Drop the images; return everything else in the listing below exactly.

__PROVIDED MATERIAL__
* start *
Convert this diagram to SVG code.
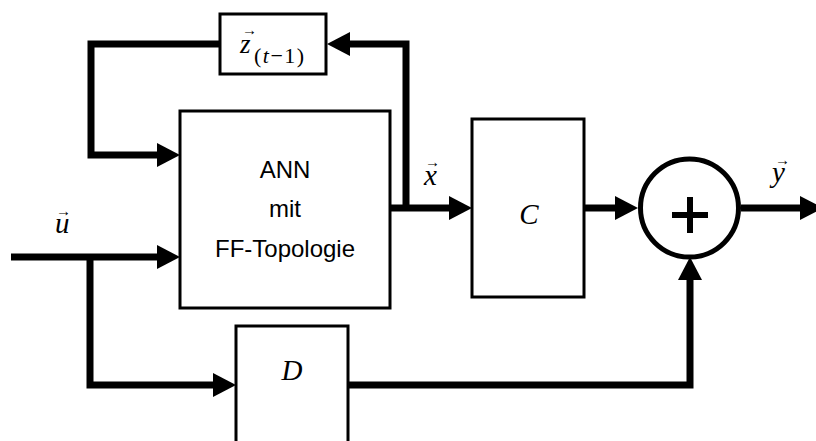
<svg xmlns="http://www.w3.org/2000/svg" width="816" height="441" viewBox="0 0 816 441">
  <defs>
    <marker id="ah" markerUnits="userSpaceOnUse" markerWidth="23" markerHeight="24" viewBox="0 0 23 24" refX="0" refY="12" orient="auto" overflow="visible">
      <path d="M0,0 L23,12 L0,24 Z" fill="#000"/>
    </marker>
  </defs>
  <style>
    .box { fill: #fff; stroke: #000; stroke-width: 3; }
    .wire { fill: none; stroke: #000; stroke-width: 7; stroke-linejoin: miter; stroke-linecap: butt; }
    .arr { marker-end: url(#ah); }
    .sans { font-family: "Liberation Sans", Arial, sans-serif; font-size: 24px; fill: #000; text-anchor: middle; }
    .math { font-family: "Liberation Serif", "Times New Roman", serif; font-style: italic; font-size: 29px; fill: #000; }
    .sub { font-style: normal; font-size: 22px; letter-spacing: 1.5px; }
    .vec { font-style: normal; font-size: 15px; }
  </style>
  <rect width="816" height="441" fill="#fff"/>

  <g id="connectors">
    <path class="wire arr" d="M406,211 V44 H350"/>
    <path class="wire arr" d="M220,44 H91 V155 H157"/>
    <path class="wire arr" d="M11,257 H157"/>
    <path class="wire arr" d="M90,257 V385 H213"/>
    <path class="wire arr" d="M390,208 H449"/>
    <path class="wire arr" d="M584,208 H615"/>
    <path class="wire arr" d="M741,208 H800"/>
    <path class="wire arr" d="M348,385 H690 V280"/>
  </g>

  <g id="delay">
    <rect class="box" x="220" y="14" width="106" height="60"/>
    <text class="math" x="240" y="53" style="font-size:27px">z<tspan class="vec" x="242" y="35">→</tspan><tspan class="sub" x="254" y="63">(<tspan font-style="italic">t</tspan>−1)</tspan></text>
  </g>

  <g id="ann">
    <rect class="box" x="180" y="111" width="210" height="197"/>
    <text class="sans" x="285" y="178">ANN</text>
    <text class="sans" x="285" y="217">mit</text>
    <text class="sans" x="285" y="257">FF-Topologie</text>
  </g>

  <g id="c">
    <rect class="box" x="472" y="119" width="112" height="178"/>
    <text class="math" x="529" y="224" text-anchor="middle">C</text>
  </g>

  <g id="d">
    <rect class="box" x="236" y="326" width="112" height="130"/>
    <text class="math" x="292" y="380" text-anchor="middle">D</text>
  </g>

  <g id="sum">
    <circle cx="689.5" cy="208" r="49" fill="#fff" stroke="#000" stroke-width="5"/>
    <path d="M672,215 H708 M690,197 V233" stroke="#000" stroke-width="6" fill="none"/>
  </g>

  <g id="labels">
    <text class="math" x="55" y="233">u<tspan class="vec" x="56" y="216">→</tspan></text>
    <text class="math" x="424" y="185">x<tspan class="vec" x="425" y="167">→</tspan></text>
    <text class="math" x="772" y="182">y<tspan class="vec" x="775" y="165">→</tspan></text>
  </g>
</svg>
* end *
__SOLVED PROBLEM__
Convert this diagram to SVG code.
<svg xmlns="http://www.w3.org/2000/svg" width="816" height="441" viewBox="0 0 816 441">
  <defs>
    <marker id="ah" markerUnits="userSpaceOnUse" markerWidth="23" markerHeight="24" viewBox="0 0 23 24" refX="0" refY="12" orient="auto" overflow="visible">
      <path d="M0,0 L23,12 L0,24 Z" fill="#000"/>
    </marker>
  </defs>
  <style>
    .box { fill: #fff; stroke: #000; stroke-width: 3; }
    .wire { fill: none; stroke: #000; stroke-width: 7; stroke-linejoin: miter; stroke-linecap: butt; }
    .arr { marker-end: url(#ah); }
    .sans { font-family: "Liberation Sans", Arial, sans-serif; font-size: 24px; fill: #000; text-anchor: middle; }
    .math { font-family: "Liberation Serif", "Times New Roman", serif; font-style: italic; font-size: 29px; fill: #000; }
    .sub { font-style: normal; font-size: 22px; letter-spacing: 1.5px; }
    .vec { font-style: normal; font-size: 15px; }
  </style>
  <rect width="816" height="441" fill="#fff"/>

  <g id="connectors">
    <path class="wire arr" d="M406,211 V44 H350"/>
    <path class="wire arr" d="M220,44 H91 V155 H157"/>
    <path class="wire arr" d="M11,257 H157"/>
    <path class="wire arr" d="M90,257 V385 H213"/>
    <path class="wire arr" d="M390,208 H449"/>
    <path class="wire arr" d="M584,208 H615"/>
    <path class="wire arr" d="M741,208 H800"/>
    <path class="wire arr" d="M348,385 H690 V280"/>
  </g>

  <g id="delay">
    <rect class="box" x="220" y="14" width="106" height="60"/>
    <text class="math" x="240" y="53" style="font-size:27px">z<tspan class="vec" x="242" y="35">→</tspan><tspan class="sub" x="254" y="63">(<tspan font-style="italic">t</tspan>−1)</tspan></text>
  </g>

  <g id="ann">
    <rect class="box" x="180" y="111" width="210" height="197"/>
    <text class="sans" x="285" y="178">ANN</text>
    <text class="sans" x="285" y="217">mit</text>
    <text class="sans" x="285" y="257">FF-Topologie</text>
  </g>

  <g id="c">
    <rect class="box" x="472" y="119" width="112" height="178"/>
    <text class="math" x="529" y="224" text-anchor="middle">C</text>
  </g>

  <g id="d">
    <rect class="box" x="236" y="326" width="112" height="130"/>
    <text class="math" x="292" y="380" text-anchor="middle">D</text>
  </g>

  <g id="sum">
    <circle cx="689.5" cy="208" r="49" fill="#fff" stroke="#000" stroke-width="5"/>
    <path d="M672,215 H708 M690,197 V233" stroke="#000" stroke-width="6" fill="none"/>
  </g>

  <g id="labels">
    <text class="math" x="55" y="233">u<tspan class="vec" x="56" y="216">→</tspan></text>
    <text class="math" x="424" y="185">x<tspan class="vec" x="425" y="167">→</tspan></text>
    <text class="math" x="772" y="182">y<tspan class="vec" x="775" y="165">→</tspan></text>
  </g>
</svg>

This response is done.